De la profesión periodística, por J. A. Ortega


 

La FAPE (Federación de Asociaciones de la Prensa de España), como ya es sabido, ha publicado y difundido un manifiesto al que en estos últimos días se han ido adhiriendo los ayuntamientos del Campo de Gibraltar, el último, el de Los Barrios, el pasado lunes. La proclama del mismo reza: “Sin periodistas no hay democracia”. Y su objetivo, hacer una encendida defensa de la profesión periodística, llamando la atención sobre la relevancia que el periodismo tiene en una sociedad democrática y plural y el peligro que el oficio de periodista corre en estos tiempos.

El despido de miles de compañeros de profesión que han ido a engrosar las listas de parados y el cierre de numerosos medios ha sido quizá el detonante de esta reacción profesional contra el deterioro y el desprestigio que el ejercicio de este trabajo viene sufriendo, pero no es, ni mucho menos, su principal causa. La crisis afecta a este gremio como ha afectado a otros muchos y se ha llevado a sus víctimas por delante.

Lo que quiero decir es que no es el económico el problema fundamental al que la profesión se enfrenta y es conveniente que insistamos en esto para que el común de la ciudadanía, que también las pasa canutas, no se confunda y termine diciéndonos algo así como: “¡Mira estos! ¿Y de lo nuestro qué?”

El problema es el desprestigio de la figura del periodista como tal y la devaluación que sufre la labor que realiza. No sólo por hallarse inmerso en un sector controvertido de actividad en el que, hasta la irrupción de Internet y los nuevos medios digitales, se venía dando una concentración cada vez mayor de la producción, selección y la distribución de la información en unos pocos grupos de presión que representan una determinada ideología y unos determinados intereses. Ni porque se haya hecho realidad, salvo alguna que otra excepción, aquello de lo que advirtiera Mcluhan (“El medio es el mensaje”). Sino por la devaluación o pérdida de importancia de la información como información en sí misma. ?tal como sucede con el conocimiento por el conocimiento en sí mismo?, y más aún si carece de utilidad para un determinado fin político o económico inmediato. Algo que es consecuencia en parte de la inflación informativa en la que vivimos inmersos en esta sociedad nuestra que bien podría llamarse de la desinformación.

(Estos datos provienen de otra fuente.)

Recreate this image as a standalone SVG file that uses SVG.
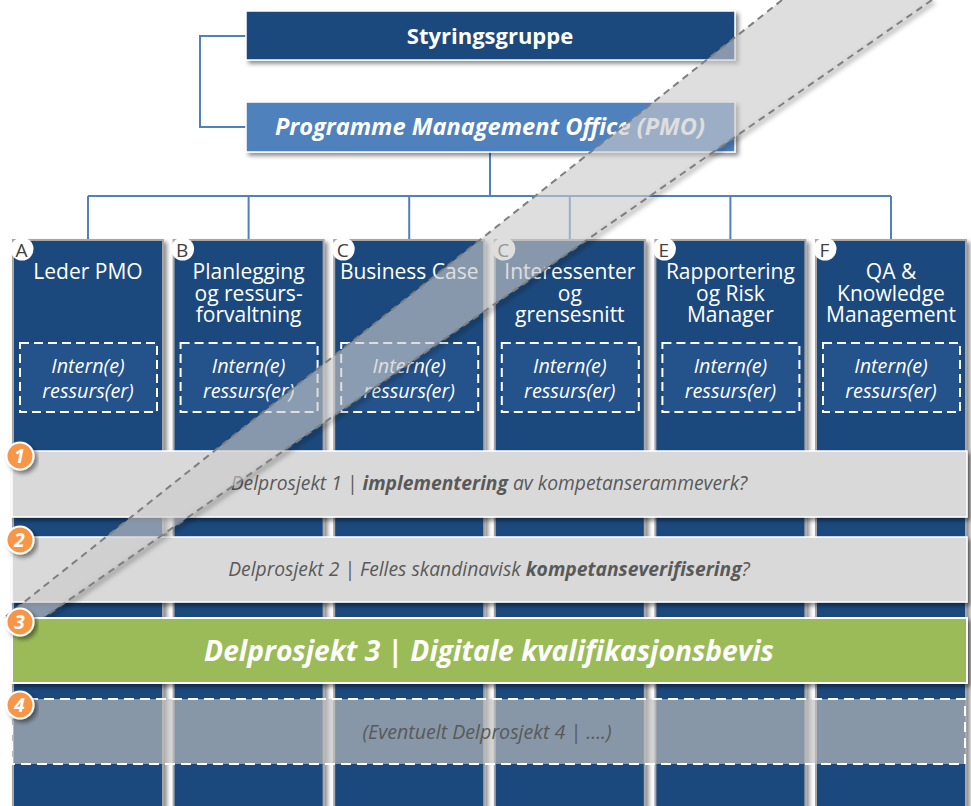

El exceso de información que hoy nos invade ?más de la que los seres humanos somos capaces de procesar? genera una especie de colapso cognitivo y entorpece nuestra facultad para discernir como quisiéramos. Y es que la cantidad rara vez es compatible con la calidad.

Más mal que bien, más bien que mal, hoy todo el mundo escribe y todo el mundo opina, gracias a la democratización y extensión del acceso a la educación, de manera que no es esta ya una actividad reservada a una determinada casta de individuos formados e instruidos expresamente para ello. Aunque esto, curiosamente, haya redundado en una mayor diversidad de opinión más aparente que real

Luego están los males consabidos, y de los que el citado manifiesto se hace eco: la manipulación, tanto desde poderes públicos como privados, la supeditación de la ética a la dictadura de las audiencias, por aquello de que el periodismo es un negocio como otro cualquiera, etcétera. Que no vienen sino a agravar lo que antes apuntaba: la conversión de la información en una mera mercancía fungible o de consumo sin más.

Y, cómo no, la confusión reinante a veces, incluso entre muchos profesionales, en torno a los tres valores claves en torno a los cuales gira, o debería girar, el ejercicio de este oficio: objetividad, imparcialidad y veracidad, honestidad intelectual aparte.